Ich mache eine Kapitulation auf Raten. Wo gilt es noch zu kapitulieren?

Heute morgen habe ich "Der Weg und das Ziel" in "Reines Sein" gelesen. Ich freunde mich langsam an mit diesem sperrigen Buch. Ich muß endlich ganz loslassen. Es wird eine Erlösung sein.

"Wenn du nirgendwohin mehr gehen kannst, bist du angekommen." (Gerd-Lothar Reschke, Reines Sein, S. 500)

Gibt es noch irgendeinen Weg, den ich nicht gegangen bin? Und den ich unbedingt noch ausprobieren wollte? Ah, sobald ich wieder zu grübeln anfange, ist die Düsterkeit wieder da, die Schwere, die Unerträglichkeit.

Nur wer alles aufgibt, kommt ans Ziel. Als erstes alle Hoffnungen und Erwartungen.

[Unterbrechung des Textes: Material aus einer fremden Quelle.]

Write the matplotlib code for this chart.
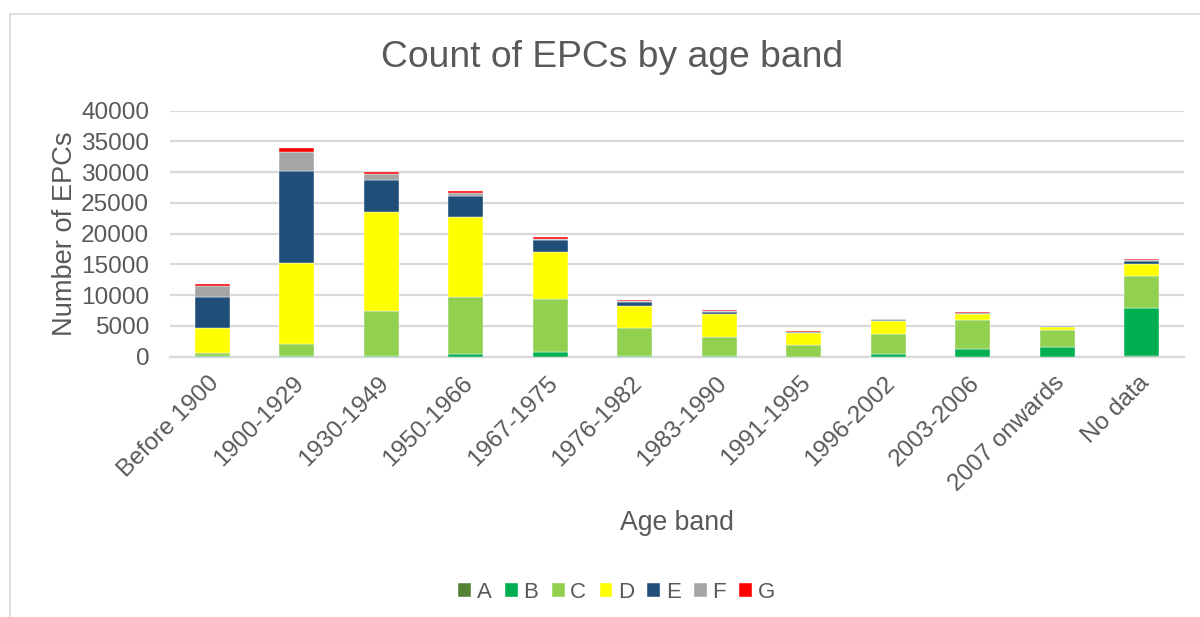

Der Prozeß ist unumkehrbar, er läuft bei mir schon mindestens seit Jahresbeginn, in gewisser Weise auch schon seit zwei Jahren. Am Tag vor Heilig Abend im Jahr 2007 traf mich eine absolut umstürzende Erkenntnis, die mein gesamtes Weltbild zertrümmerte. Es war die Erkenntnis, daß es möglich ist, sich selbst aus eigener Kraft ein finanzielles Vermögen aufzubauen, von dem man leben kann, einfach durch regelmäßiges Sparen und Investieren des Ersparten über einen langen Zeitraum von beispielsweise 30 Arbeitsjahren. Armut und Reichtum sind nicht schicksalhaft vorgegeben, sondern vom eigenen Verhalten abhängig.

Unterdessen sehe ich das wieder etwas differenzierter, aber mit dieser Erkenntnis fing bei mir alles an. Daß finanzielle Freiheit nur möglich ist, wenn man auch persönliche Freiheit erreicht, merkte ich schnell. Ich ging aber immer weiter. Denn meine Sehnsucht nach Freiheit wurde immer stärker, und immer noch war sie unbefriedigt. Jetzt habe ich verstanden, daß ich auch noch Freiheit vom Ich erreichen muß, um wirklich frei zu sein. Und ich WILL wirklich frei sein, meine Sehnsucht ist so unglaublich groß.

Das Ich ist wie eine Hydra. Schlägt man einen Kopf ab, wachsen drei nach.